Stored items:
— BEGIN —
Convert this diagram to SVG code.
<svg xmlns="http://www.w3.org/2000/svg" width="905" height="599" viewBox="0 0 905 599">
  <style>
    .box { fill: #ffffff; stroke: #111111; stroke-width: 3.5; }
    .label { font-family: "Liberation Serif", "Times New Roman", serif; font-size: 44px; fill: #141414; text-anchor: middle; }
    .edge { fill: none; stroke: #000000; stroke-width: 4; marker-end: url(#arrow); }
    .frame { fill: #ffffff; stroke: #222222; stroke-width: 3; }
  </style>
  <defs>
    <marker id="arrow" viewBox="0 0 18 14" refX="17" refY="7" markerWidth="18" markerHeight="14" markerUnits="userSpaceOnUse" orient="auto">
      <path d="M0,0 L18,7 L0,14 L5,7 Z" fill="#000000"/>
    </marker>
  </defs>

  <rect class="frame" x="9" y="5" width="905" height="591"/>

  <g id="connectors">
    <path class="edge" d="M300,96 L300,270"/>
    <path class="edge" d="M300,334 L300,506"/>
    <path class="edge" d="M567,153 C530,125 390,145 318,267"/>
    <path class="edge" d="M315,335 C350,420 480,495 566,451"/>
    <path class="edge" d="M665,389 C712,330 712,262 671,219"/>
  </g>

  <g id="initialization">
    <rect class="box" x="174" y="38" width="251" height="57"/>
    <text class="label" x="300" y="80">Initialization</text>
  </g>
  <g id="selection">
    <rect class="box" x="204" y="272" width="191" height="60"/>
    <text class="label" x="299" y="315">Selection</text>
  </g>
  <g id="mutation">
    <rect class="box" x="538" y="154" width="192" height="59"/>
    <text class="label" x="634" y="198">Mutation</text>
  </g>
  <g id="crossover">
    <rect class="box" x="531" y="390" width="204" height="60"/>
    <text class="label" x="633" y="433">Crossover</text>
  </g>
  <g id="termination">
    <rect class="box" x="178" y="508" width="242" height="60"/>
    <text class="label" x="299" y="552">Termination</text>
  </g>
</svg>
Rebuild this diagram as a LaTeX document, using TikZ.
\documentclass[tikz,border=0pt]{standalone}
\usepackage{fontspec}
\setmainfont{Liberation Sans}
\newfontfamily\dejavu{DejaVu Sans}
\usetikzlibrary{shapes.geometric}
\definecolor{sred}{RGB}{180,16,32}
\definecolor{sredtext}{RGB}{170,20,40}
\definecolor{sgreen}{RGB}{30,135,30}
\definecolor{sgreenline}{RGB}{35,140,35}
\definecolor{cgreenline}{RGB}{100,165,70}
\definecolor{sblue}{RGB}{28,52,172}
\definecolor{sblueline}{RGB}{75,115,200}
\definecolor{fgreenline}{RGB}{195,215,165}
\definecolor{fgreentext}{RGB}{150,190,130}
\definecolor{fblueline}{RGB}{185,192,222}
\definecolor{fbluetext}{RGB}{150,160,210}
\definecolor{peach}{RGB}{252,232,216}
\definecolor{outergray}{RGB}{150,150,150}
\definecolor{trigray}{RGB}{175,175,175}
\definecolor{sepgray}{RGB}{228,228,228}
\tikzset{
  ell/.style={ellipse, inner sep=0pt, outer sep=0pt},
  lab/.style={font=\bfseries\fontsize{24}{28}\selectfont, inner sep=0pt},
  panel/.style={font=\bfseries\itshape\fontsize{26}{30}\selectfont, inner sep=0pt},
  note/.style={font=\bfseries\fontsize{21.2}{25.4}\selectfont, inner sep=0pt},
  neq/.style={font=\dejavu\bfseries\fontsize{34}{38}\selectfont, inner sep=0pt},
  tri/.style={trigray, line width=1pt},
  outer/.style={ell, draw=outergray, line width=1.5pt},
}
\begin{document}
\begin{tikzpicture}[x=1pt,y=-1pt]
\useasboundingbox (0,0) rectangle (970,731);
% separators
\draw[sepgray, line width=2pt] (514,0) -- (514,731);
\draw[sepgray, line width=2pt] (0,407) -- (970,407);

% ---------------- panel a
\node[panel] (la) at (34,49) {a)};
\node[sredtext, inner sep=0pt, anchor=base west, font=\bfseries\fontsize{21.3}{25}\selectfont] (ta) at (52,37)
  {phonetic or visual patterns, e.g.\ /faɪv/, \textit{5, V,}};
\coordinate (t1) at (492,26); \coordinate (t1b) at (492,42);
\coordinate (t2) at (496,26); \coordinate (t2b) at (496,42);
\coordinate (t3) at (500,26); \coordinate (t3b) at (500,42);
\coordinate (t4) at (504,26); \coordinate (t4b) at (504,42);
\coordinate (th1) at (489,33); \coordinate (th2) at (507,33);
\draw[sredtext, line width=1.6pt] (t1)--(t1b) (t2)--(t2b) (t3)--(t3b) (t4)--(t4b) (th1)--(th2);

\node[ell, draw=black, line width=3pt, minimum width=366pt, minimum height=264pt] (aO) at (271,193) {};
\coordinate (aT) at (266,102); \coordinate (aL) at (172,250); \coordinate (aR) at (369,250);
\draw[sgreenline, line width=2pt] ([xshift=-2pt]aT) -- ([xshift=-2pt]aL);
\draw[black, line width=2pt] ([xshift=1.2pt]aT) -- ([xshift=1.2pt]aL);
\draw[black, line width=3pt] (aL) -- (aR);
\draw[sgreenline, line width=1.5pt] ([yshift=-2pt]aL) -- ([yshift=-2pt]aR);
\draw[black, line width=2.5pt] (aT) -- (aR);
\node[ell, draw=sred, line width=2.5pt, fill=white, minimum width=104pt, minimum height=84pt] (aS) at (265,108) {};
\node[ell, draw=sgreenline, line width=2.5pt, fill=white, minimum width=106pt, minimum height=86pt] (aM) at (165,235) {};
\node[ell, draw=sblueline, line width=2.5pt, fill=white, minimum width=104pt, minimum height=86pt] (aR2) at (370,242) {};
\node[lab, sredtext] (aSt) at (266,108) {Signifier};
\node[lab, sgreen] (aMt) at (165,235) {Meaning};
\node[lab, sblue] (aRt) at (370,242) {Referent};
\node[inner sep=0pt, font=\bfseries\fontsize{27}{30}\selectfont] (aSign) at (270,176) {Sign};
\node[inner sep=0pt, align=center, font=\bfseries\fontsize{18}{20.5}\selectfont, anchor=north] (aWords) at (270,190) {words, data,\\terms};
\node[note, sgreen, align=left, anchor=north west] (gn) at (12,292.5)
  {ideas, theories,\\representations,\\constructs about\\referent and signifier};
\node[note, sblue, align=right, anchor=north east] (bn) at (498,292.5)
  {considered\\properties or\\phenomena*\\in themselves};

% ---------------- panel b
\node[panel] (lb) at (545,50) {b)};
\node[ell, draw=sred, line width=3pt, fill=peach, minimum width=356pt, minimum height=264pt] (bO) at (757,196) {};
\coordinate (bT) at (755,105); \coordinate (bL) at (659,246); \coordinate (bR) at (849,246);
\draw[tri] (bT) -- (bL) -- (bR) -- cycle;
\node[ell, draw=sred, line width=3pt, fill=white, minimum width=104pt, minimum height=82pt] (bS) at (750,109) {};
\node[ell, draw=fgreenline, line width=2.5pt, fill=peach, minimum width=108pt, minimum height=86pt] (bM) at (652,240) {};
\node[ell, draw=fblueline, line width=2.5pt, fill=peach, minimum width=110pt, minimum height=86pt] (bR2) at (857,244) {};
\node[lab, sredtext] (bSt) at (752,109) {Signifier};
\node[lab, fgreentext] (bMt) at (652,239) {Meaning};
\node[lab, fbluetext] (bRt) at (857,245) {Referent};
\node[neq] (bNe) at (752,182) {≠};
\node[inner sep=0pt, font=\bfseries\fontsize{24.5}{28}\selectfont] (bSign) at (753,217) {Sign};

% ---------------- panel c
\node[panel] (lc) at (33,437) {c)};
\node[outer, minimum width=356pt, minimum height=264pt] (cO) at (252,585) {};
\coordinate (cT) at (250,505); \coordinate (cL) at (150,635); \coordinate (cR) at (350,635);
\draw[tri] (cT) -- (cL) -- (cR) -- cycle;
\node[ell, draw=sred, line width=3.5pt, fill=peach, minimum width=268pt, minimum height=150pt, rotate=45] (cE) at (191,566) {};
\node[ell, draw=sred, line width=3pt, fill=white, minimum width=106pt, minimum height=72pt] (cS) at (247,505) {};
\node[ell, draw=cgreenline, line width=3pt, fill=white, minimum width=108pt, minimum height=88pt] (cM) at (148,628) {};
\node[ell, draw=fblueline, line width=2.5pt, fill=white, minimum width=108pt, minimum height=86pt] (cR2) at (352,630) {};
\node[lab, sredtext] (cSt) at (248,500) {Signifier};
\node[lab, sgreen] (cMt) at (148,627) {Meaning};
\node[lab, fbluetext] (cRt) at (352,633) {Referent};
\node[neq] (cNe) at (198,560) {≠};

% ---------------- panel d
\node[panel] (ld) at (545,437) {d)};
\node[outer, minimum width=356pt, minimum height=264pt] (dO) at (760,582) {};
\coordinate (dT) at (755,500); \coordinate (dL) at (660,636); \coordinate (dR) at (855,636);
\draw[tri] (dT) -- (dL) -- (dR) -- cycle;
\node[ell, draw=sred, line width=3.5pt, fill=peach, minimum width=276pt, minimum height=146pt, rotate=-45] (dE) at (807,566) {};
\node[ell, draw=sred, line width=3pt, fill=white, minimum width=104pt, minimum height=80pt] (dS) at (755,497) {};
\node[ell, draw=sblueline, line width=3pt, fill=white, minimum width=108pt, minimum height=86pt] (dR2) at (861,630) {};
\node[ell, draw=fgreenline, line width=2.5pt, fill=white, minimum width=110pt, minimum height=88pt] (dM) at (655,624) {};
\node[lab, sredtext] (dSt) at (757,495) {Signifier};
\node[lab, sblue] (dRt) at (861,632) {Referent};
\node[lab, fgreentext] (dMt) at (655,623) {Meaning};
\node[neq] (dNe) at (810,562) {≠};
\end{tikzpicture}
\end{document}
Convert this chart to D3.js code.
— END —
AIM: Of the lines above, how many hold the word "Convert"? Say the number alone.

TASK SOLUTION: 2